What is required =>
Don't include pictures. Quote the lines below from the first through the line that contains "import seaborn as sns".
++++ Data lines
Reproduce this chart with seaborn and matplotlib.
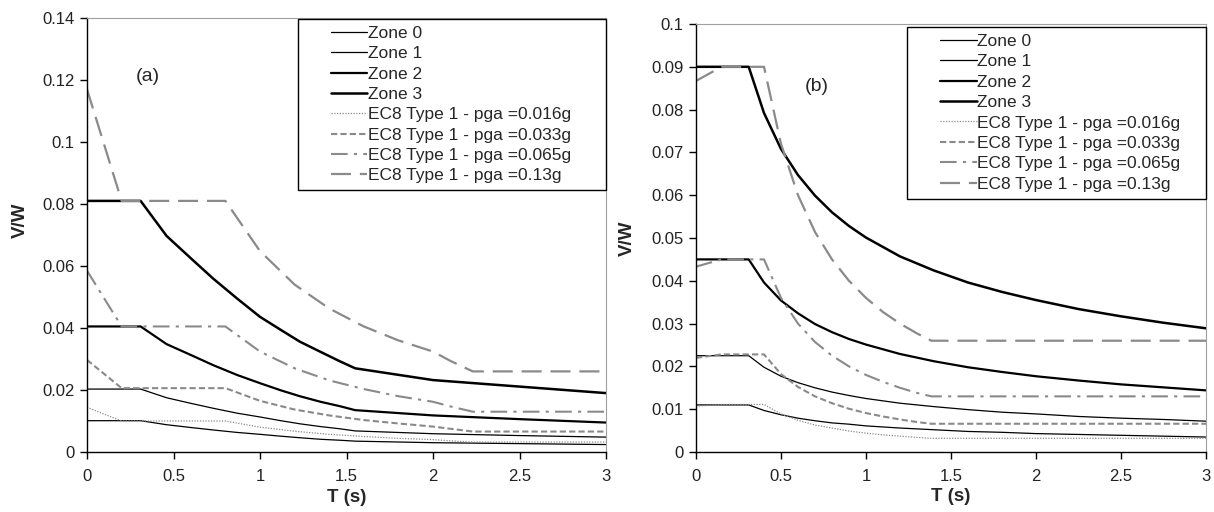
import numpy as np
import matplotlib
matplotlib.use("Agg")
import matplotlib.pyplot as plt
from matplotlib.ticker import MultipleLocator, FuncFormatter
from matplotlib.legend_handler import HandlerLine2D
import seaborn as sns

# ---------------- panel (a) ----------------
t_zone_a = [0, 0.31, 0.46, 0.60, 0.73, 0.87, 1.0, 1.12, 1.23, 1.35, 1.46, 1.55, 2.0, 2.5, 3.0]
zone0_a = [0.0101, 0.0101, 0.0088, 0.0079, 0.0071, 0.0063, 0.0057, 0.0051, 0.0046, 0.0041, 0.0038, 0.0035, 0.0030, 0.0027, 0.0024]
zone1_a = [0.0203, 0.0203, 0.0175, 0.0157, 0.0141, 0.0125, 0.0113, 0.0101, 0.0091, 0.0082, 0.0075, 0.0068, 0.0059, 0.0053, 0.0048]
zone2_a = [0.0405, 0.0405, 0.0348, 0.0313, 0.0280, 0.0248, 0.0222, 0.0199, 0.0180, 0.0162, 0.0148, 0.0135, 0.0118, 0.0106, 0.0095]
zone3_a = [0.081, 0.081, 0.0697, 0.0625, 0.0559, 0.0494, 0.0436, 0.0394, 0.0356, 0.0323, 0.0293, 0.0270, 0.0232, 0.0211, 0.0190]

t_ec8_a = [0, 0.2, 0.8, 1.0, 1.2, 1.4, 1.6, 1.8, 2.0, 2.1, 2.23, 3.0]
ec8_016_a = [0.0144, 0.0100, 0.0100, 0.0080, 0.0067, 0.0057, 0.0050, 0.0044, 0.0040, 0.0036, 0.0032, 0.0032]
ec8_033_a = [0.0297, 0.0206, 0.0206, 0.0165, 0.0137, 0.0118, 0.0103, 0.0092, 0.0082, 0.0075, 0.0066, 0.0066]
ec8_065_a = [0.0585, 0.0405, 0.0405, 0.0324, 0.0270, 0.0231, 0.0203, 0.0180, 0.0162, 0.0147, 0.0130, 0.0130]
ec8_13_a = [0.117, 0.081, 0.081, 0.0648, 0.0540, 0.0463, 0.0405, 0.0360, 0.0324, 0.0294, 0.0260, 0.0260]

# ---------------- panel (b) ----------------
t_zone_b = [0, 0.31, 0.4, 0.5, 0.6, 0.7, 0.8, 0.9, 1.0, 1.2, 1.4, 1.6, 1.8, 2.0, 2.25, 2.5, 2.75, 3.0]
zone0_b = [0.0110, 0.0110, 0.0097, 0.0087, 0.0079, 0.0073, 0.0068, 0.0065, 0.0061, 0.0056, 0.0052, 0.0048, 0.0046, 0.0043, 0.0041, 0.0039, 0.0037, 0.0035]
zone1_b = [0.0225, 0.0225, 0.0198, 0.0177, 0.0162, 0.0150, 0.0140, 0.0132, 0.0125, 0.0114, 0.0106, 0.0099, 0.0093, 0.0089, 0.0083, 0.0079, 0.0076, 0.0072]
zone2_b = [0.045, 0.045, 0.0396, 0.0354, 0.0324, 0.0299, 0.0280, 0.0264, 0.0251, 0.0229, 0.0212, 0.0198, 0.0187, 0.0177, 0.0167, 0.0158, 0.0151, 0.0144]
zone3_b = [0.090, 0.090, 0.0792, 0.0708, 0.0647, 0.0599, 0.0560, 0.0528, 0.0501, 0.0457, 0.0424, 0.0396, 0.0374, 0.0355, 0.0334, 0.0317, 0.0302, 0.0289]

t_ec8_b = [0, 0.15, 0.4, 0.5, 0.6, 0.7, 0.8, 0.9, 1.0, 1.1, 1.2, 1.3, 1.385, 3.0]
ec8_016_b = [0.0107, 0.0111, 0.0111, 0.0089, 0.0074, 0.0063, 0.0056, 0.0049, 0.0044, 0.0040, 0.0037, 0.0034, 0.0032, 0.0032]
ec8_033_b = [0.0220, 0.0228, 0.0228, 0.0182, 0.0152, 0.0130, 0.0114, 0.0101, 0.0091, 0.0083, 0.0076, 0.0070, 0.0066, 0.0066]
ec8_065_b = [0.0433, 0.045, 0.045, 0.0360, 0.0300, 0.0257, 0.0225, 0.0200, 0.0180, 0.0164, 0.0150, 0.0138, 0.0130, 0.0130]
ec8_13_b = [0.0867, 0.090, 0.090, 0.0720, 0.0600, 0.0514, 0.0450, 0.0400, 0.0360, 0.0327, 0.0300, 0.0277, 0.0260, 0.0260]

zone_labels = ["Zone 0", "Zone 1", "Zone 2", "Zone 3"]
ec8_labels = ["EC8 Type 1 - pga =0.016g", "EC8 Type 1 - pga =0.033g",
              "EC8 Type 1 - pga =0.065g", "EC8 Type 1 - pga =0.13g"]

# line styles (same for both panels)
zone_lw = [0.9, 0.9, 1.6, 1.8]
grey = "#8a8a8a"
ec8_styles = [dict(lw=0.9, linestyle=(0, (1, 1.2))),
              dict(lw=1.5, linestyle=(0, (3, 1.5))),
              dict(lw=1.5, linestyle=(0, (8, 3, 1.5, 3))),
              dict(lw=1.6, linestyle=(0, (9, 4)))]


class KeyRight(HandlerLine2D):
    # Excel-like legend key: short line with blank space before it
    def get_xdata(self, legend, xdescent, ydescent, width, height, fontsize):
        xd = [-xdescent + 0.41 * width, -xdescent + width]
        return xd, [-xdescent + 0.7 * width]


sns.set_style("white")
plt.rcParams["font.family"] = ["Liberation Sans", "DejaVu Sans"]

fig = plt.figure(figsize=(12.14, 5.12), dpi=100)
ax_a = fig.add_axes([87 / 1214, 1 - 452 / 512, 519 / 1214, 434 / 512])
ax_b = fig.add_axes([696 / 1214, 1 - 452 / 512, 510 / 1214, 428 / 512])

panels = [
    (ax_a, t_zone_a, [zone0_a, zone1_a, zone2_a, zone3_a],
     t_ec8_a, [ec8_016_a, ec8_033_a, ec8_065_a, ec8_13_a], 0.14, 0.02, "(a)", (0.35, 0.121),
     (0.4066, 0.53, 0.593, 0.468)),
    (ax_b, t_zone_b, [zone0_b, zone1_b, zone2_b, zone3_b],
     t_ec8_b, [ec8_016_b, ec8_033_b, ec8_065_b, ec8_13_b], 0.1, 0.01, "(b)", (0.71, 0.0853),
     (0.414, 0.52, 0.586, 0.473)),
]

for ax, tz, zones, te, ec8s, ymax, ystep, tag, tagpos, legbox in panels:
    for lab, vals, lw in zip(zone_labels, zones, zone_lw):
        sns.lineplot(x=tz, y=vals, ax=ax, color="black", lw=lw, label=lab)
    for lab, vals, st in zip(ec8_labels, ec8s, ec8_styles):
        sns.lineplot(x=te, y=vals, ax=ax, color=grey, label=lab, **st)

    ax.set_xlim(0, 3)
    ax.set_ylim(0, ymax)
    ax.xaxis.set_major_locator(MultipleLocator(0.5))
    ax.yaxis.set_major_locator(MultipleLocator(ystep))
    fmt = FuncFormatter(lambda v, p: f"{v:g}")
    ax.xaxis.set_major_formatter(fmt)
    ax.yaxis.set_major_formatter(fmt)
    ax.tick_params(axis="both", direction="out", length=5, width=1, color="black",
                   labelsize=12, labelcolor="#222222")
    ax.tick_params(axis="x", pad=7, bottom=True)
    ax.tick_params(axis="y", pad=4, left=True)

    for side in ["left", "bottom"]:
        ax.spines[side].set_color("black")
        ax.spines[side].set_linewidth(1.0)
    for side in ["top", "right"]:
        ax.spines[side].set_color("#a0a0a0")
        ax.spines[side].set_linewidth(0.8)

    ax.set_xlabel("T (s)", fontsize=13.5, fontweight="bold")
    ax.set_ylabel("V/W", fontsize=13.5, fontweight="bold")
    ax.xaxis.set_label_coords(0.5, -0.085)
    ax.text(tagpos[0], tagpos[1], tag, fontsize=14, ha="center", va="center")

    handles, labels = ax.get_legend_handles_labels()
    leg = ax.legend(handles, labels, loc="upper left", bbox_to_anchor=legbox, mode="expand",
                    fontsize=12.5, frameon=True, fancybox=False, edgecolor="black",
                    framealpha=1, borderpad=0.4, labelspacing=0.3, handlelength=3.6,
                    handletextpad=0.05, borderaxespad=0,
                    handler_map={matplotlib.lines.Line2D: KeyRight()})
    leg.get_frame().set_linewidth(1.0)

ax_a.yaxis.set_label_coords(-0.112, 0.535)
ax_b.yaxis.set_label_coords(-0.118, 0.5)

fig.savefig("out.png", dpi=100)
++++++++
Task output =>
Reproduce this chart with seaborn and matplotlib.
import numpy as np
import matplotlib
matplotlib.use("Agg")
import matplotlib.pyplot as plt
from matplotlib.ticker import MultipleLocator, FuncFormatter
from matplotlib.legend_handler import HandlerLine2D
import seaborn as sns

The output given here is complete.